A FÉ QUE REMOVE A DOR
João Eichbaum
joaoeichbaum@gmail.com
“Seu” Vlademir não sorri. Mas, também não
chora. A vida não lhe dá motivos para sorrir. A fé não lhe dá motivos para
chorar. As asperezas da vida, que o semblante dele não esconde, não o dominam
de um todo, porque nele há um lugar reservado para a serenidade. É com essa
serenidade que ele conta, para aparar os golpes da vida: a serenidade que nasce
da fé.
“Seu” Vlademir perdeu duas filhas no
incêndio da boate Kiss de Santa Maria. Teria motivos de sobra para se revoltar
contra o mundo, contra Deus e contra os homens. Contra Deus, que só distribui
fichas de complacência para quem não merece, que dá muito para poucos e
pouco para muitos; contra os homens que só querem dinheiro, contra os homens
que só querem poder, contra os homens que não fazem justiça.
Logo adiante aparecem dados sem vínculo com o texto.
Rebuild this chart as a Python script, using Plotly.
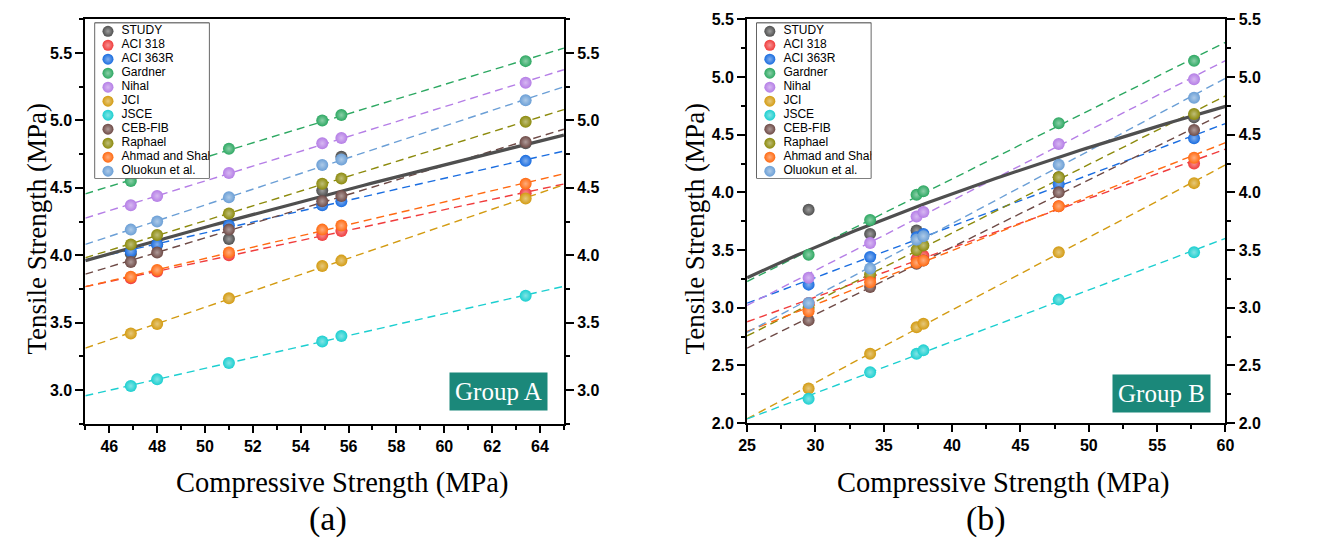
import numpy as np
import plotly.graph_objects as go

W, H = 1320, 549

# ---------------- data ----------------
series = ["STUDY", "ACI 318", "ACI 363R", "Gardner", "Nihal", "JCI", "JSCE",
          "CEB-FIB", "Raphael", "Ahmad and Shah", "Oluokun et al."]
colors = ["#4f4f4f", "#f03c3c", "#1a6de0", "#2da862", "#b57ee6", "#d39b12",
          "#1ccfd0", "#6e4a46", "#8c8a0c", "#ff6a12", "#6b9fd6"]

# Group A
fc_a = [46.9, 48.0, 51.0, 54.9, 55.7, 63.4]
study_a = [4.01, 4.08, 4.12, 4.48, 4.73, 4.83]
aci318_a = [3.83, 3.88, 4.00, 4.15, 4.18, 4.46]
aci363_a = [4.03, 4.08, 4.22, 4.37, 4.40, 4.70]
gardner_a = [4.55, 4.61, 4.79, 5.00, 5.04, 5.44]
nihal_a = [4.37, 4.44, 4.61, 4.83, 4.87, 5.28]
jci_a = [3.42, 3.49, 3.68, 3.92, 3.96, 4.42]
jsce_a = [3.03, 3.08, 3.20, 3.36, 3.40, 3.70]
ceb_a = [3.95, 4.02, 4.19, 4.40, 4.44, 4.84]
raphael_a = [4.08, 4.15, 4.31, 4.53, 4.57, 4.99]
ahmad_a = [3.84, 3.89, 4.02, 4.19, 4.22, 4.53]
oluokun_a = [4.19, 4.25, 4.43, 4.67, 4.71, 5.15]

# Group B
fc_b = [29.5, 34.0, 37.4, 37.9, 47.8, 57.7]
study_b = [3.85, 3.64, 3.67, 3.63, 4.13, 4.65]
aci318_b = [3.04, 3.26, 3.42, 3.45, 3.88, 4.25]
aci363_b = [3.20, 3.44, 3.61, 3.64, 4.07, 4.47]
gardner_b = [3.46, 3.76, 3.98, 4.01, 4.60, 5.14]
nihal_b = [3.26, 3.56, 3.79, 3.83, 4.42, 4.98]
jci_b = [2.30, 2.60, 2.83, 2.86, 3.48, 4.08]
jsce_b = [2.21, 2.44, 2.60, 2.63, 3.07, 3.48]
ceb_b = [2.89, 3.18, 3.38, 3.41, 4.00, 4.54]
raphael_b = [3.00, 3.29, 3.50, 3.54, 4.13, 4.68]
ahmad_b = [2.97, 3.22, 3.39, 3.41, 3.88, 4.30]
oluokun_b = [3.04, 3.34, 3.59, 3.62, 4.24, 4.82]

# power-law trend of the study results: f_t = a * f_c ** b  ->  [a, b]
study_fit_a = [0.4454, 0.574]
study_fit_b = [0.8193, 0.429]

values_a = [study_a, aci318_a, aci363_a, gardner_a, nihal_a, jci_a, jsce_a,
            ceb_a, raphael_a, ahmad_a, oluokun_a]
values_b = [study_b, aci318_b, aci363_b, gardner_b, nihal_b, jci_b, jsce_b,
            ceb_b, raphael_b, ahmad_b, oluokun_b]

# ---------------- helpers ----------------
def px_x(p):
    return p / W


def px_y(p):
    return 1 - p / H


def lighten(hex_color, f):
    h = hex_color.lstrip("#")
    r, g, b = (int(h[i:i + 2], 16) for i in (0, 2, 4))
    r = int(r + (255 - r) * f)
    g = int(g + (255 - g) * f)
    b = int(b + (255 - b) * f)
    return f"rgb({r},{g},{b})"


TICKFONT = dict(family="Liberation Sans, Arial, sans-serif",
                size=16, color="black", weight="bold")
SERIF = "Liberation Serif, Times New Roman, serif"

fig = go.Figure()

panels = [
    dict(fc=fc_a, vals=values_a, fit=study_fit_a, xr=[45, 65], xa="x", ya="y"),
    dict(fc=fc_b, vals=values_b, fit=study_fit_b, xr=[25, 60], xa="x2", ya="y3"),
]

for p in panels:
    xr = np.array(p["xr"], dtype=float)
    # dashed linear trend of each predictive model
    for name, col, vals in zip(series[1:], colors[1:], p["vals"][1:]):
        k, c = np.polyfit(p["fc"], vals, 1)
        fig.add_trace(go.Scatter(x=xr, y=k * xr + c, mode="lines",
                                 line=dict(color=col, width=1.4, dash="8px,5px"),
                                 xaxis=p["xa"], yaxis=p["ya"], showlegend=False,
                                 hoverinfo="skip"))
    # solid power-law trend of the study data
    xs = np.linspace(xr[0], xr[1], 80)
    a, b = p["fit"]
    fig.add_trace(go.Scatter(x=xs, y=a * xs ** b, mode="lines",
                             line=dict(color="#4f4f4f", width=3.2),
                             xaxis=p["xa"], yaxis=p["ya"], showlegend=False,
                             hoverinfo="skip"))
    # spherical markers
    for name, col, vals in zip(series, colors, p["vals"]):
        fig.add_trace(go.Scatter(
            x=p["fc"], y=vals, mode="markers", name=name,
            marker=dict(size=12, color=col, line=dict(width=0),
                        gradient=dict(type="radial", color=lighten(col, 0.45))),
            xaxis=p["xa"], yaxis=p["ya"], showlegend=False))

# ---------------- legends (one per panel) ----------------
legend_boxes = [("x3", "y5"), ("x4", "y6")]
item_y = list(range(len(series)))
for xa, ya in legend_boxes:
    fig.add_trace(go.Scatter(
        x=[0.117] * len(series), y=item_y, mode="markers",
        marker=dict(size=11, color=colors, line=dict(width=0),
                    gradient=dict(type="radial", color=[lighten(c, 0.45) for c in colors])),
        xaxis=xa, yaxis=ya, showlegend=False, hoverinfo="skip"))
    fig.add_trace(go.Scatter(
        x=[0.235] * len(series), y=item_y, mode="text", text=series,
        textposition="middle right",
        textfont=dict(family="Liberation Sans, Arial", size=12, color="black"),
        xaxis=xa, yaxis=ya, showlegend=False, hoverinfo="skip", cliponaxis=True))
    fig.add_shape(type="rect", xref=xa, yref=ya, x0=0, x1=1, y0=-0.624, y1=10.53,
                  fillcolor="white", line=dict(color="black", width=1.2), layer="below")

# ---------------- axes ----------------
def frame_x(domain, rng, dtick, mdtick, anchor):
    return dict(domain=domain, range=rng, anchor=anchor, showgrid=False, zeroline=False,
                showline=True, linecolor="black", linewidth=2, mirror=True,
                ticks="outside", ticklen=7, tickwidth=2, tickcolor="black",
                tick0=0, dtick=dtick, tickfont=TICKFONT,
                tickprefix="<b>", ticksuffix="</b>",
                minor=dict(dtick=mdtick, tick0=0, ticks="outside", ticklen=4,
                           tickwidth=1.5, tickcolor="black"))


def frame_y(domain, rng, anchor, side, overlaying=None):
    d = dict(domain=domain, range=rng, anchor=anchor, side=side, showgrid=False,
             zeroline=False, showline=True, linecolor="black", linewidth=2,
             ticks="outside", ticklen=8, tickwidth=2, tickcolor="black",
             tick0=0, dtick=0.5, tickformat=".1f", tickfont=TICKFONT,
             tickprefix="<b>", ticksuffix="</b>",
             minor=dict(dtick=0.25, tick0=0, ticks="outside", ticklen=4,
                        tickwidth=1.5, tickcolor="black"))
    if overlaying:
        d["overlaying"] = overlaying
    return d


dom_xa = [px_x(77.4), px_x(562.6)]
dom_ya = [px_y(429), px_y(11.7)]
dom_xb = [px_x(748.3), px_x(1233.3)]
dom_yb = [px_y(428.3), px_y(11.7)]

hidden = dict(visible=False, fixedrange=True)

fig.update_layout(
    width=W, height=H, margin=dict(l=0, r=0, t=0, b=0),
    paper_bgcolor="white", plot_bgcolor="white", showlegend=False,
    xaxis=frame_x(dom_xa, [45, 65], 2, 1, "y"),
    yaxis=frame_y(dom_ya, [2.75, 5.75], "x", "left"),
    yaxis2=frame_y(dom_ya, [2.75, 5.75], "x", "right", overlaying="y"),
    xaxis2=frame_x(dom_xb, [25, 60], 5, 2.5, "y3"),
    yaxis3=frame_y(dom_yb, [2.0, 5.5], "x2", "left"),
    yaxis4=frame_y(dom_yb, [2.0, 5.5], "x2", "right", overlaying="y3"),
    xaxis3=dict(domain=[px_x(86.7), px_x(203.3)], range=[0, 1], anchor="y5", **hidden),
    yaxis5=dict(domain=[px_y(176), px_y(15)], range=[10.53, -0.624], anchor="x3", **hidden),
    xaxis4=dict(domain=[px_x(757.7), px_x(874.3)], range=[0, 1], anchor="y6", **hidden),
    yaxis6=dict(domain=[px_y(176), px_y(15)], range=[10.53, -0.624], anchor="x4", **hidden),
)

# empty traces so the right-hand axes are laid out
fig.add_trace(go.Scatter(x=[], y=[], xaxis="x", yaxis="y2", showlegend=False))
fig.add_trace(go.Scatter(x=[], y=[], xaxis="x2", yaxis="y4", showlegend=False))

# ---------------- text ----------------
annotations = []
titles = [
    (337.5, 490, "Compressive Strength (MPa)", 0, 28.5),
    (1008, 490, "Compressive Strength (MPa)", 0, 28.5),
    (28, 228, "Tensile Strength (MPa)", -90, 27),
    (695, 228, "Tensile Strength (MPa)", -90, 27),
    (323, 527, "(a)", 0, 34),
    (990, 527, "(b)", 0, 34),
]
for x, y, t, ang, sz in titles:
    annotations.append(dict(x=px_x(x), y=px_y(y), xref="paper", yref="paper", text=t,
                            showarrow=False, textangle=ang, xanchor="center", yanchor="middle",
                            font=dict(family=SERIF, size=sz, color="black")))

for cx, cy, t in [(496.7, 395.7, "Group A"), (1168.3, 397.8, "Group B")]:
    annotations.append(dict(x=px_x(cx), y=px_y(cy), xref="paper", yref="paper", text=t,
                            showarrow=False, xanchor="center", yanchor="middle",
                            bgcolor="#1b887a", borderpad=5,
                            font=dict(family=SERIF, size=25, color="white")))

fig.update_layout(annotations=annotations)

fig.write_html("out.html")
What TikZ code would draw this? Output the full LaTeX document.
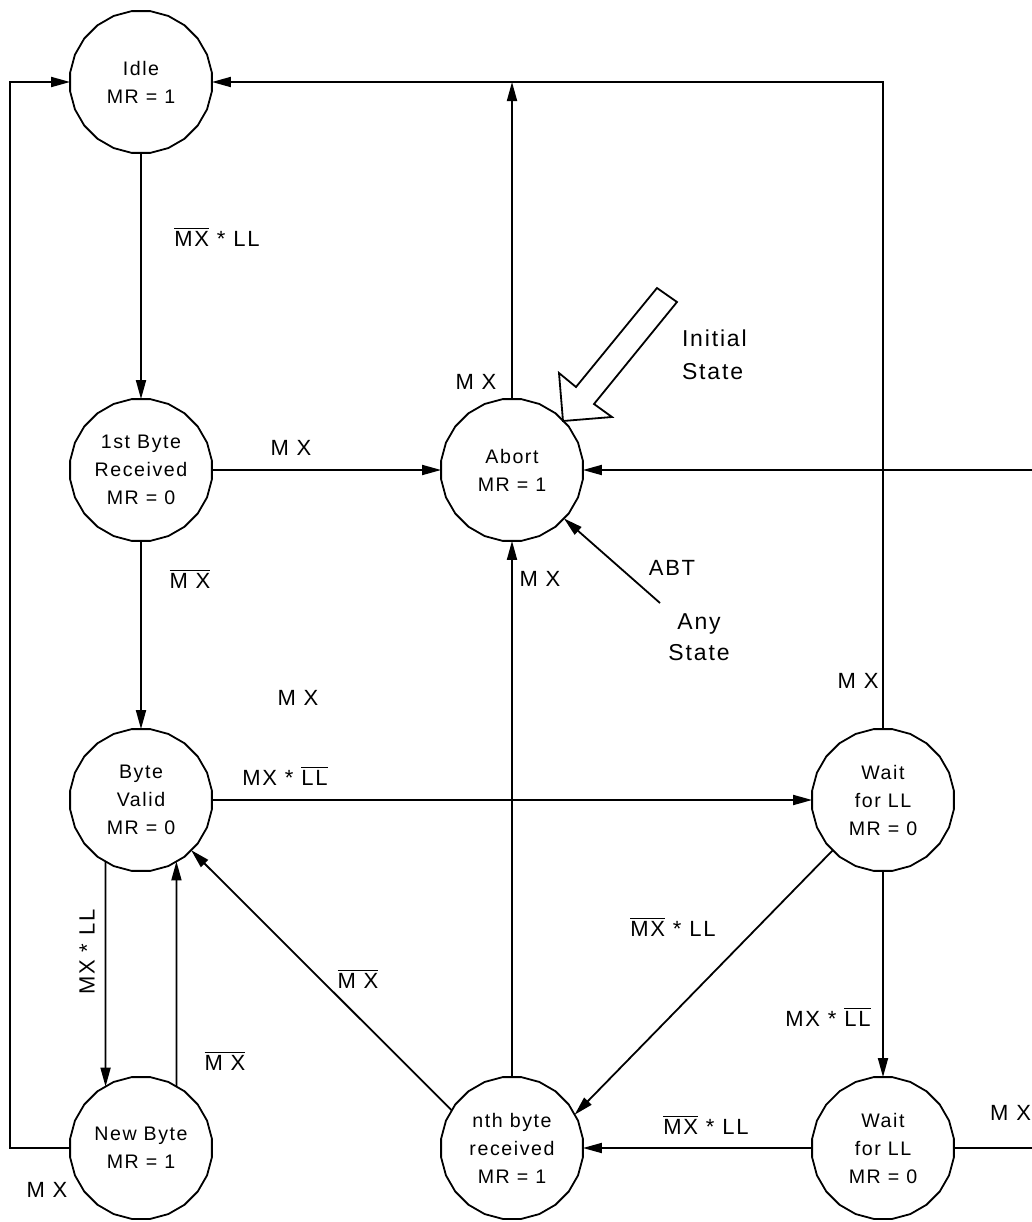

Teria motivos para
sair à ruas, deteriorando a paz pública, engrossando o coro dos desesperados,
dos que se divorciaram dos sorrisos, dos que se sentem distantes do resto da
humanidade, dos que andam à procura de solidariedade para sua causa.
Mas, não. “Seu” Vlademir não se revolta.
Antes, agradece a Deus, por estar bem. E “estar bem”, para esse calejado
jardineiro, é viver com a família naquela casa de madeira desbotada, cheia de
frestas, por onde espia o sol nas tardes de calor, por onde entram as asas do
vento norte, trazendo sua modorra, em seus dias de loucura, e onde assobia sem
piedade o frio do minuano. Ele “está bem”, naquele ermo de Itaara,
numa clareira aberta no meio da vegetação espessa, espreitada por árvores
gigantes.
Ao contrário dos que bramem contra os
estragos dilacerantes e a falta de lógica da morte, “seu” Vlademir diz que a
perda das filhas contribuiu para a união da família e por isso agradece a Deus.
Agora ele e sua mulher, dona Iracema, têm na sua companhia as netas, Jennifer e
Eduarda, que uma fumaça assassina deixou sem mãe.
Suas filhas não eram estudantes
universitárias, não disputavam o espaço social, e não acalentavam sonhos muito
melhores dos que a vida lhes havia oferecido até ali: o futuro não lhes acenava
com um diploma de curso superior. Morreram na boate Kiss porque o acaso não
escolhe suas vítimas. Por ser acaso, não planeja, não organiza, não distingue
classes, nem categorias sociais, não seleciona currículos. O que as levou para
a última balada na boate, entre elegantes jovens universitários, mestres ou
doutores, foi exatamente o acaso, que não agenda encontros com ninguém, não
chega antes, nem depois, e anda sem rumo, mas sempre acompanhado pelo “de
repente”.
Cecília não tinha currículo. Dela só
constava no jornal que era natural de Santa Maria, tinha 23 anos, e morava com
a irmã, Francielle, em Itaara. De Francielle, o jornal dizia um pouco mais: que
tinha 26 anos, trabalhava num estúdio de pilates e morava com a filha, Jennifer,
a irmã e a sobrinha.
Ignotas, nenhuma delas deixará a lembrança
do seu charme e da sua beleza, atraindo o olhar triste do viandante na rua dos
Andradas. Delas nada dirão as ruínas assassinas da boate Kiss.
Mas, “seu” Vlademir não se importa. Para
ele, a carne não tem valor. O que conta é o espírito. Por isso ele não anda à
caça de culpados, nem de compensações.